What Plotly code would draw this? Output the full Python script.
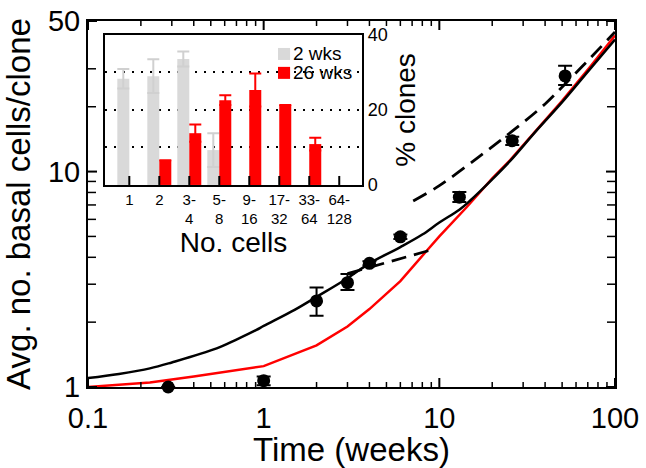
import numpy as np
import plotly.graph_objects as go

FONT = "Liberation Sans, Arial, sans-serif"

# ---- main panel data ----
obs_time = [0.286, 1, 2, 3, 4, 6, 13, 26, 52]
obs_mean = [1.0, 1.07, 2.51, 3.05, 3.75, 4.98, 7.61, 13.9, 27.8]
obs_err_plus = [0, 0.05, 0.39, 0.30, 0.08, 0.12, 0.42, 0.6, 3.2]
obs_err_minus = [0, 0.05, 0.37, 0.23, 0.08, 0.12, 0.39, 0.6, 2.6]

model_time = [0.1, 0.15, 0.225, 0.3, 0.54, 0.7, 0.91, 1, 1.5, 2, 3, 4, 6, 8, 10, 13, 15, 20, 25.3, 35, 50, 72, 100]
model_black = [1.10, 1.15, 1.22, 1.30, 1.51, 1.66, 1.84, 1.92, 2.28, 2.62, 3.2, 3.75, 4.46, 5.1, 5.8, 6.65, 7.34, 9.2, 11.2, 15.2, 21.0, 29.9, 41.0]

red_time = [0.1, 0.225, 0.4, 1, 2, 3, 4, 6, 8.5, 10, 14.3, 20, 25.3, 35, 50, 72, 100]
red_vals = [1.00, 1.05, 1.12, 1.25, 1.56, 1.91, 2.3, 3.1, 4.3, 5.0, 6.83, 9.3, 11.3, 15.3, 21.3, 30.6, 42.8]

early_fit_time = [3, 5, 9]
early_fit_vals = [3.36, 3.78, 4.33]

late_fit_time = [7.1, 10, 17, 26, 40, 52, 72, 100]
late_fit_vals = [7.3, 8.6, 11.8, 15.4, 20.6, 25.5, 33.5, 44.5]

x_ticks = [0.1, 1, 10, 100]
x_ticktext = ["0.1", "1", "10", "100"]
x_minor = [0.2, 0.3, 0.4, 0.5, 0.6, 0.7, 0.8, 0.9, 2, 3, 4, 5, 6, 7, 8, 9,
           20, 30, 40, 50, 60, 70, 80, 90]
y_ticks = [1, 10, 50]
y_ticktext = ["1", "10", "50"]
y_minor = [2, 3, 4, 5, 6, 7, 8, 9, 20, 30]

# ---- inset data ----
size_pos = [1, 2, 3, 4, 5, 6, 7, 8]
size_labels = ["1", "2", "3-<br>4", "5-<br>8", "9-<br>16", "17-<br>32", "33-<br>64", "64-<br>128"]
pct_2wk = [28.3, 29.0, 33.6, 9.3, None, None, None, None]
pct_2wk_err = [2.6, 4.5, 2.0, 4.5, 0, 0, 0, 0]
pct_26wk = [None, 6.6, 13.8, 22.6, 25.3, 21.3, 10.9, None]
pct_26wk_err = [0, 0, 2.3, 1.3, 4.4, 0, 1.7, 0]
pct_ticks = [0, 10, 20, 30, 40]
pct_ticktext = ["0", "", "20", "", "40"]

W, H = 646, 468
M = dict(l=88, r=31, t=21, b=81)
plot_h = H - M["t"] - M["b"]
plot_w = W - M["l"] - M["r"]
inset_xdom = [0.0323, 0.52]
inset_ydom = [0.552, 0.962]
inset_xrange = [0.19, 8.76]

fig = go.Figure()

fig.add_trace(go.Scatter(x=red_time, y=red_vals, mode="lines",
                         line=dict(color="#ff0000", width=2.5), showlegend=False))
fig.add_trace(go.Scatter(x=model_time, y=model_black, mode="lines", line_shape="spline",
                         line=dict(color="black", width=2.5), showlegend=False))
fig.add_trace(go.Scatter(x=early_fit_time, y=early_fit_vals, mode="lines",
                         line=dict(color="black", width=2.8, dash="15px,8px"), showlegend=False))
fig.add_trace(go.Scatter(x=late_fit_time, y=late_fit_vals, mode="lines", line_shape="spline",
                         line=dict(color="black", width=2.8, dash="15px,8px"), showlegend=False))
fig.add_trace(go.Scatter(x=obs_time, y=obs_mean, mode="markers",
                         marker=dict(color="black", size=13),
                         error_y=dict(type="data", array=obs_err_plus, arrayminus=obs_err_minus,
                                      color="black", thickness=2, width=7),
                         cliponaxis=False, showlegend=False))

fig.add_trace(go.Bar(x=size_pos, y=pct_2wk, xaxis="x2", yaxis="y2",
                     marker=dict(color="#d9d9d9", line=dict(width=0)),
                     error_y=dict(type="data", array=pct_2wk_err, color="#d0d0d0", thickness=2, width=6),
                     showlegend=False))
fig.add_trace(go.Bar(x=size_pos, y=pct_26wk, xaxis="x2", yaxis="y2",
                     marker=dict(color="#ff0000", line=dict(width=0)),
                     error_y=dict(type="data", array=pct_26wk_err, color="#ff0000", thickness=2, width=6),
                     showlegend=False))

x_range = [-1, 2]
y_range = [0, float(np.log10(50))]

fig.update_layout(
    width=W, height=H,
    margin=dict(**M, autoexpand=False),
    paper_bgcolor="white", plot_bgcolor="white",
    font=dict(family=FONT, color="black"),
    barmode="group", bargap=0.2, bargroupgap=0,
    xaxis=dict(type="log", range=x_range, tickmode="array", tickvals=x_ticks, ticktext=x_ticktext,
               tickfont=dict(size=29), ticks="", ticklabelstandoff=4,
               showline=True, linecolor="black", linewidth=2, mirror=True,
               showgrid=False, zeroline=False, automargin=False,
               title=dict(text="Time (weeks)", font=dict(size=33), standoff=4)),
    yaxis=dict(type="log", range=y_range, tickmode="array", tickvals=y_ticks, ticktext=y_ticktext,
               tickfont=dict(size=29), ticks="",
               showline=True, linecolor="black", linewidth=2, mirror=True,
               showgrid=False, zeroline=False, automargin=False,
               title=dict(text="Avg. no. basal cells/clone", font=dict(size=33), standoff=8)),
    xaxis2=dict(domain=inset_xdom, anchor="y2", range=inset_xrange,
                tickmode="array", tickvals=size_pos, ticktext=size_labels, tickfont=dict(size=15),
                showline=True, linecolor="black", linewidth=2, mirror=True, ticks="",
                showgrid=False, zeroline=False, automargin=False,
                title=dict(text="No. cells", font=dict(size=28), standoff=2)),
    yaxis2=dict(domain=inset_ydom, anchor="x2", range=[0, 40], side="right",
                tickmode="array", tickvals=pct_ticks, ticktext=pct_ticktext, tickfont=dict(size=18),
                showline=True, linecolor="black", linewidth=2, mirror=True, ticks="",
                showgrid=True, gridcolor="black", gridwidth=1.5, griddash="2px,7px",
                zeroline=False, automargin=False,
                title=dict(text="% clones", font=dict(size=28), standoff=9)),
)

# ---- inward tick marks, placed from the tick arrays ----
def xfrac(v):
    return float((np.log10(v) - x_range[0]) / (x_range[1] - x_range[0]))

def yfrac(v):
    return float((np.log10(v) - y_range[0]) / (y_range[1] - y_range[0]))

minor_line = dict(color="black", width=1.5)
tick_line = dict(color="black", width=2)

# x ticks (bottom and top) as thin filled rectangles in paper units
for vals, length, half_w in [(x_ticks, 9, 1.0), (x_minor, 5, 0.75)]:
    L = length / plot_h
    d = half_w / plot_w
    for v in vals:
        f = xfrac(v)
        for y0, y1 in [(0, L), (1 - L, 1)]:
            fig.add_shape(type="rect", xref="paper", yref="paper",
                          x0=f - d, x1=f + d, y0=y0, y1=y1,
                          fillcolor="black", line=dict(width=0), layer="above")
# y ticks (left and right)
for vals, length, ln in [(y_ticks, 9, tick_line), (y_minor, 8, minor_line)]:
    L = length / plot_w
    for v in vals:
        f = yfrac(v)
        fig.add_shape(type="line", xref="x domain", yref="y domain",
                      x0=0, x1=L, y0=f, y1=f, line=ln)
        fig.add_shape(type="line", xref="x domain", yref="y domain",
                      x0=1, x1=1 - L, y0=f, y1=f, line=ln)
# inset bottom ticks
inset_px_per_unit = plot_w * (inset_xdom[1] - inset_xdom[0]) / (inset_xrange[1] - inset_xrange[0])
for v in size_pos:
    d = 1.0 / inset_px_per_unit
    fig.add_shape(type="rect", xref="x2", yref="paper",
                  x0=v - d, x1=v + d, y0=inset_ydom[0], y1=inset_ydom[0] + 9 / plot_h,
                  fillcolor="black", line=dict(width=0), layer="above")

legend_items = [("2 wks", "#d9d9d9", 0.873), ("26 wks", "#ff0000", 0.747)]
for label, col, yc in legend_items:
    fig.add_shape(type="rect", xref="x2 domain", yref="y2 domain",
                  x0=0.673, x1=0.72, y0=yc - 0.04, y1=yc + 0.04,
                  fillcolor=col, line=dict(width=0))
    fig.add_annotation(text=label, xref="x2 domain", yref="y2 domain",
                       x=0.725, y=yc, xanchor="left", yanchor="middle",
                       showarrow=False, font=dict(size=19, family=FONT, color="black"))

fig.write_html("out.html", config={"displayModeBar": False},
               post_script="document.body.style.margin='0';")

::::::::

TO DO:
Return, unchanged, the lines from the first line of the material through the line that holds "0.39, 0.6, 2.6]", inclusive, omitting pictures.

SOLUTION:
What Plotly code would draw this? Output the full Python script.
import numpy as np
import plotly.graph_objects as go

FONT = "Liberation Sans, Arial, sans-serif"

# ---- main panel data ----
obs_time = [0.286, 1, 2, 3, 4, 6, 13, 26, 52]
obs_mean = [1.0, 1.07, 2.51, 3.05, 3.75, 4.98, 7.61, 13.9, 27.8]
obs_err_plus = [0, 0.05, 0.39, 0.30, 0.08, 0.12, 0.42, 0.6, 3.2]
obs_err_minus = [0, 0.05, 0.37, 0.23, 0.08, 0.12, 0.39, 0.6, 2.6]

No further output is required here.